From Prof. Robin Jensen, Vanderbilt University
In December, 2010, I was asked to participate in a National Geographic film project that—I was led to believe—would investigate the image of Jonah in early Christian art. I was asked to fly to Rome in January in order to be filmed in the catacombs and comment on the figure of Jonah as it appeared in the iconographic décor of those underground cemeteries. It was made clear that my expertise in ancient Christian art, especially in regard to representations of Jonah, was the reason for this invitation.
No one, prior to my arriving in Rome, mentioned ossuaries or Jerusalem, much less the Tomb of Jesus. I was under the impression that the film—being produced for The National Geographic Society—was to be focused on early Christian art. Once I got to Rome, I began to realize that Simcha Jacobovici was involved in some way, but I was still very much in the dark about what that involvement was.

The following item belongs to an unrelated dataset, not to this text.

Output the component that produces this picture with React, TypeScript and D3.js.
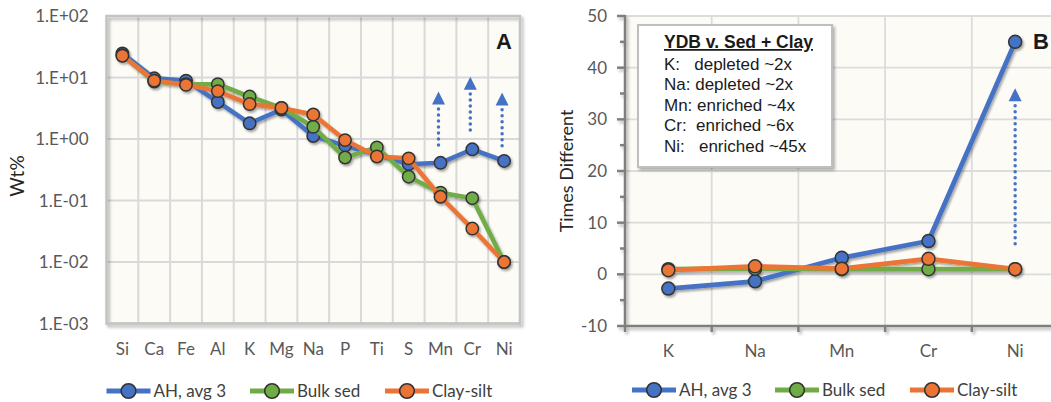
import { scaleBand, scaleLinear, scaleLog, line } from "d3";

// panel A: element concentrations (wt%)
const elementsA = ["Si", "Ca", "Fe", "Al", "K", "Mg", "Na", "P", "Ti", "S", "Mn", "Cr", "Ni"];
const ahA = [24.7, 9.7, 8.9, 4.0, 1.8, 3.0, 1.12, 0.78, 0.55, 0.39, 0.41, 0.68, 0.44];
const bulkA = [23, 8.6, 7.8, 7.8, 4.9, 3.2, 1.58, 0.5, 0.73, 0.244, 0.134, 0.109, 0.01];
const clayA = [22.6, 8.9, 7.6, 6.0, 3.7, 3.2, 2.5, 0.96, 0.52, 0.485, 0.115, 0.035, 0.01];
const yTicksA = [1e-3, 1e-2, 1e-1, 1, 10, 100];
const arrowCatsA = ["Mn", "Cr", "Ni"];
const arrowFromA = [0.8, 1.4, 0.78];
const arrowToA = [5.9, 10.3, 5.7];

// panel B: times different
const elementsB = ["K", "Na", "Mn", "Cr", "Ni"];
const ahB = [-2.75, -1.35, 3.2, 6.45, 45];
const bulkB = [1.0, 1.1, 1.0, 1.0, 1.0];
const clayB = [0.8, 1.55, 1.1, 3.0, 1.0];
const yTicksB = [-10, 0, 10, 20, 30, 40, 50];
const yMinorB = [-5, 5, 15, 25, 35, 45];
const arrowCatsB = ["Ni"];
const arrowFromB = [5.9];
const arrowToB = [36];

const seriesNames = ["AH, avg 3", "Bulk sed", "Clay-silt"];
const colors = ["#4472c4", "#6fac46", "#eb7435"];
const boxTitle = "YDB v. Sed + Clay";
const boxLines = ["K:   depleted ~2x", "Na: depleted ~2x", "Mn: enriched ~4x", "Cr:  enriched ~6x", "Ni:   enriched ~45x"];

const FONT = "Lato, 'Open Sans', sans-serif";
const ARIAL = "'Liberation Sans', Arial, sans-serif";

function expLabel(v: number) {
  const e = Math.round(Math.log10(v));
  return `1.E${e < 0 ? "-" : "+"}${String(Math.abs(e)).padStart(2, "0")}`;
}

function Arrow({ x, y0, y1, color }: { x: number; y0: number; y1: number; color: string }) {
  const head = 13;
  return (
    <g>
      <line x1={x} x2={x} y1={y0} y2={y1 + head + 3} stroke={color} strokeWidth={3.5}
        strokeDasharray="0 6" strokeLinecap="round" />
      <path d={`M${x},${y1} L${x - 6.5},${y1 + head} L${x + 6.5},${y1 + head} Z`} fill={color} />
    </g>
  );
}

function Legend({ xs, y }: { xs: number[]; y: number }) {
  return (
    <g>
      {seriesNames.map((n, i) => (
        <g key={n}>
          <line x1={xs[i]} x2={xs[i] + 44} y1={y} y2={y} stroke={colors[i]} strokeWidth={5} />
          <circle cx={xs[i] + 22} cy={y} r={7.3} fill={colors[i]} stroke="#333" strokeWidth={1.6} />
          <text x={xs[i] + 47} y={y + 6} fontSize={17} fill="#404040" fontFamily={FONT}>{n}</text>
        </g>
      ))}
    </g>
  );
}

function PanelA() {
  const x = scaleBand<string>().domain(elementsA).range([106.5, 520]);
  const bw = x.bandwidth();
  const cx = (c: string) => (x(c) ?? 0) + bw / 2;
  const y = scaleLog().domain([1e-3, 1e2]).range([323.5, 16]);
  const gen = line<number>().x((_, i) => cx(elementsA[i])).y((d) => y(d));
  const series = [ahA, bulkA, clayA];
  const bounds = [...elementsA.map((c) => x(c) ?? 0), 520];
  return (
    <g>
      <rect x={106.5} y={16} width={413.5} height={307.5} fill="#fcfbf6" />
      {bounds.slice(1, -1).map((b, i) => (
        <line key={i} x1={b} x2={b} y1={16} y2={323.5} stroke="#d9d9d9" strokeWidth={2} />
      ))}
      {yTicksA.map((t) => (
        <line key={t} x1={106.5} x2={520} y1={y(t)} y2={y(t)} stroke="#d9d9d9" strokeWidth={2} />
      ))}
      <rect x={106.5} y={16} width={413.5} height={307.5} fill="none" stroke="#c3c3c3"
        strokeWidth={2.5} filter="url(#shFrame)" />
      {yTicksA.map((t) => (
        <text key={t} x={88.5} y={y(t) + 6} textAnchor="end" fontSize={17} fill="#595959" fontFamily={FONT}>
          {expLabel(t)}
        </text>
      ))}
      {elementsA.map((c) => (
        <text key={c} x={cx(c)} y={355} textAnchor="middle" fontSize={17} fill="#595959" fontFamily={FONT}>
          {c}
        </text>
      ))}
      <text transform="translate(24,176) rotate(-90)" textAnchor="middle" fontSize={19} fill="#262626"
        fontFamily={FONT}>Wt%</text>
      <g filter="url(#shLine)">
        {series.map((s, i) => (
          <g key={i}>
            <path d={gen(s) ?? ""} fill="none" stroke={colors[i]} strokeWidth={4.5} strokeLinejoin="round" />
            {s.map((v, j) => (
              <circle key={j} cx={cx(elementsA[j])} cy={y(v)} r={6.2} fill={colors[i]} stroke="#333"
                strokeWidth={1.5} />
            ))}
          </g>
        ))}
      </g>
      {arrowCatsA.map((c, i) => (
        <Arrow key={c} x={cx(c) - 2} y0={y(arrowFromA[i])} y1={y(arrowToA[i])} color="#4472c4" />
      ))}
      <text x={504} y={49} textAnchor="middle" fontSize={22} fontWeight="bold" fill="#1a1a1a"
        fontFamily={ARIAL}>A</text>
      <Legend xs={[106.5, 250, 385]} y={391} />
    </g>
  );
}

function PanelB() {
  const x = scaleBand<string>().domain(elementsB).range([625, 1058.5]);
  const bw = x.bandwidth();
  const cx = (c: string) => (x(c) ?? 0) + bw / 2;
  const y = scaleLinear().domain([-10, 50]).range([326, 16]);
  const gen = line<number>().x((_, i) => cx(elementsB[i])).y((d) => y(d));
  const series = [ahB, bulkB, clayB];
  const bounds = [...elementsB.map((c) => x(c) ?? 0), 1058.5];
  return (
    <g>
      <rect x={625} y={16} width={433.5} height={310} fill="#fcfbf6" />
      {bounds.slice(1).map((b, i) => (
        <line key={i} x1={b} x2={b} y1={16} y2={326} stroke="#dcdcdc" strokeWidth={1.8} />
      ))}
      {yTicksB.map((t) => (
        <line key={t} x1={625} x2={1058.5} y1={y(t)} y2={y(t)} stroke="#dcdcdc" strokeWidth={1.8} />
      ))}
      <g filter="url(#shFrame)" stroke="#7f7f7f" strokeWidth={2.5}>
        <line x1={625} x2={625} y1={15} y2={327} />
        <line x1={624} x2={1058.5} y1={326} y2={326} />
        {yTicksB.map((t) => (
          <line key={t} x1={617} x2={625} y1={y(t)} y2={y(t)} />
        ))}
        {yMinorB.map((t) => (
          <line key={t} x1={620} x2={625} y1={y(t)} y2={y(t)} />
        ))}
        {bounds.map((b, i) => (
          <line key={i} x1={b} x2={b} y1={326} y2={332} />
        ))}
      </g>
      {yTicksB.map((t) => (
        <text key={t} x={607} y={y(t) + 6} textAnchor="end" fontSize={17} fill="#595959" fontFamily={FONT}>
          {t}
        </text>
      ))}
      {elementsB.map((c) => (
        <text key={c} x={cx(c)} y={357} textAnchor="middle" fontSize={17} fill="#595959" fontFamily={FONT}>
          {c}
        </text>
      ))}
      <text transform="translate(573,171) rotate(-90)" textAnchor="middle" fontSize={18} fill="#262626"
        fontFamily={FONT}>Times Different</text>
      <g filter="url(#shLine)">
        {series.map((s, i) => (
          <g key={i}>
            <path d={gen(s) ?? ""} fill="none" stroke={colors[i]} strokeWidth={4.8} strokeLinejoin="round" />
            {s.map((v, j) => (
              <circle key={j} cx={cx(elementsB[j])} cy={y(v)} r={6.5} fill={colors[i]} stroke="#333"
                strokeWidth={1.5} />
            ))}
          </g>
        ))}
      </g>
      {arrowCatsB.map((c, i) => (
        <Arrow key={c} x={cx(c)} y0={y(arrowFromB[i])} y1={y(arrowToB[i])} color="#4472c4" />
      ))}
      <rect x={638} y={25} width={194} height={142} fill="#ffffff" stroke="#bfbfbf" strokeWidth={2}
        filter="url(#shFrame)" />
      <text x={664} y={48} fontSize={17.5} fontWeight="bold" fill="#1a1a1a" fontFamily={ARIAL}
        textDecoration="underline">{boxTitle}</text>
      {boxLines.map((l, i) => (
        <text key={i} x={664} y={69.5 + i * 20.6} fontSize={17} fill="#1a1a1a" fontFamily={ARIAL}
          style={{ whiteSpace: "pre" }}>{l}</text>
      ))}
      <text x={1033} y={49} fontSize={22} fontWeight="bold" fill="#1a1a1a" fontFamily={ARIAL}>B</text>
      <Legend xs={[632, 775, 910]} y={390} />
    </g>
  );
}

export default function App() {
  return (
    <svg width={1051} height={402} style={{ position: "absolute", left: 0, top: 0, background: "#fff" }}>
      <defs>
        <filter id="shFrame" x="-5%" y="-5%" width="115%" height="115%">
          <feDropShadow dx="2" dy="2.5" stdDeviation="1.5" floodColor="#000" floodOpacity="0.3" />
        </filter>
        <filter id="shLine" x="-5%" y="-5%" width="115%" height="115%">
          <feDropShadow dx="1.5" dy="2" stdDeviation="1.3" floodColor="#000" floodOpacity="0.35" />
        </filter>
      </defs>
      <PanelA />
      <PanelB />
    </svg>
  );
}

The first day of filming was in the Catacomb of San Sebastiano. I was rather surprised that Simcha kept looking for fish images, rather than Jonah images. He seemed resistant to accept my correction. Jonah is not swallowed by a fish in early Christian art but, rather, by a sea monster who normally is depicted with a curly tail, paws, and ears. No matter. Simcha kept steering me to fish imagery and tried over my objections to insist that these were somehow connected to the iconography of Jonah. Nothing I said seemed to make any dent in his certitude. Moreover, we had quite a debate about dating the images. Simcha preferred a much earlier date than most responsible scholars would allow. The images are late third-century at the earliest (and most are early fourth-century).
That first evening, I was presented with a non-disclosure agreement and asked to sign it in order to hear the “whole story.”

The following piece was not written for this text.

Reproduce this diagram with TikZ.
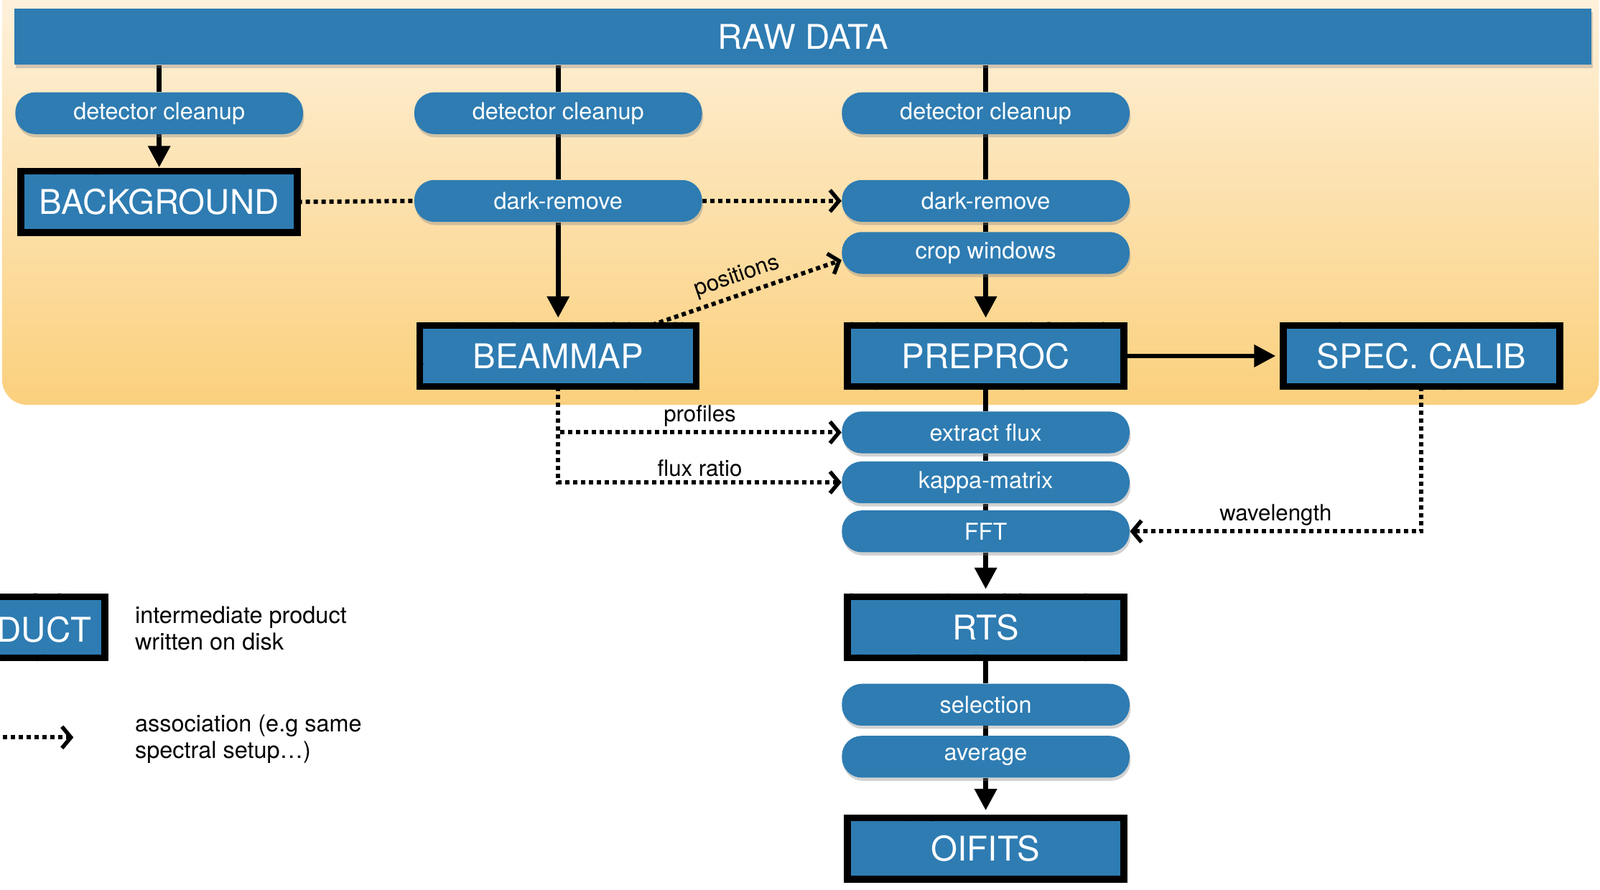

Note: Up until this point I have honored that policy. Now that the information has been made public through book publication etc., I understand that the policy is no longer binding. In any case, nothing that I say here violates that agreement.
Once I had signed, I briefly was shown a set of grainy black and white photographs and told their version of the Talpiot tomb story by James Tabor and Simcha Jacobovici. I have to admit that I had only distantly followed the earlier ruckus about the Jesus tomb and, while seriously skeptical, had not really studied the matter. I began to understand at this point, however, why I had been brought to Rome. It was not for the reason that I had been told.

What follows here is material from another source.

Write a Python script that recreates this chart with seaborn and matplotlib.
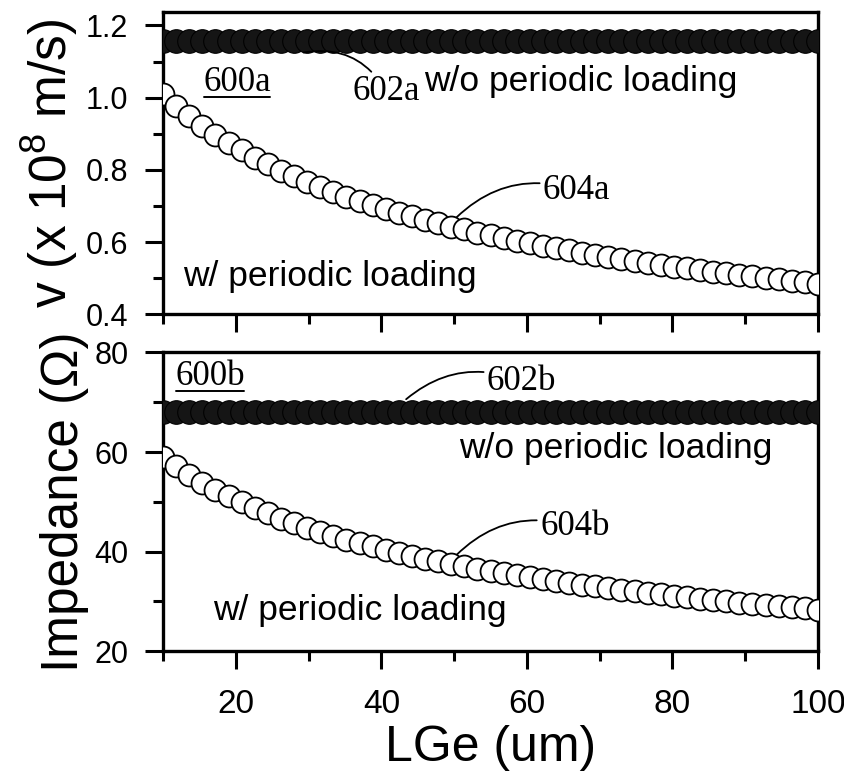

At the end of our second day of filming (in the Catacomb of Priscilla), someone suddenly thrust a photograph into my hands and asked me to comment upon it while cameras were running. I was asked if it might be an image of Jonah. I really didn’t know what to say. What I did say was something like this (I don’t recall my actual words):
“If (and it’s a big IF) this were an actual image of Jonah from the first century, it looks nothing like the images we have just been discussing. If this dates to the first century, it also would be two hundred years older (more or less) than the next earliest image of Jonah. It would be unique. I cannot say more than that.”
I did not say that I believed the photograph to show an early Christian image of Jonah. In fact I have not clear idea what the image was that I was shown. I had no opportunity to study the photograph prior to my being asked, on camera, what I thought. In a later meeting, I had a longer time to study and came to the conclusion that the image likely depicted something other than Jonah.
Once I knew how my judgments were going to be used, I persistently tried to get my “handlers” to understand the much later Christian art from Rome is of an entirely different style and content than anything from first-century Palestine. There simply is no significant correlation between them. Because of this, my expertise was totally irrelevant. I know very little about ossuary art and could not possibly verify anything related to their authenticity or their iconography.
Therefore, I absolutely refute any claim that I concur with the interpretation of any first-century ossuary iconography as depicting Jonah. Nor do I believe that “first-century visual evidence of Christian belief in the resurrection” has been discovered to date.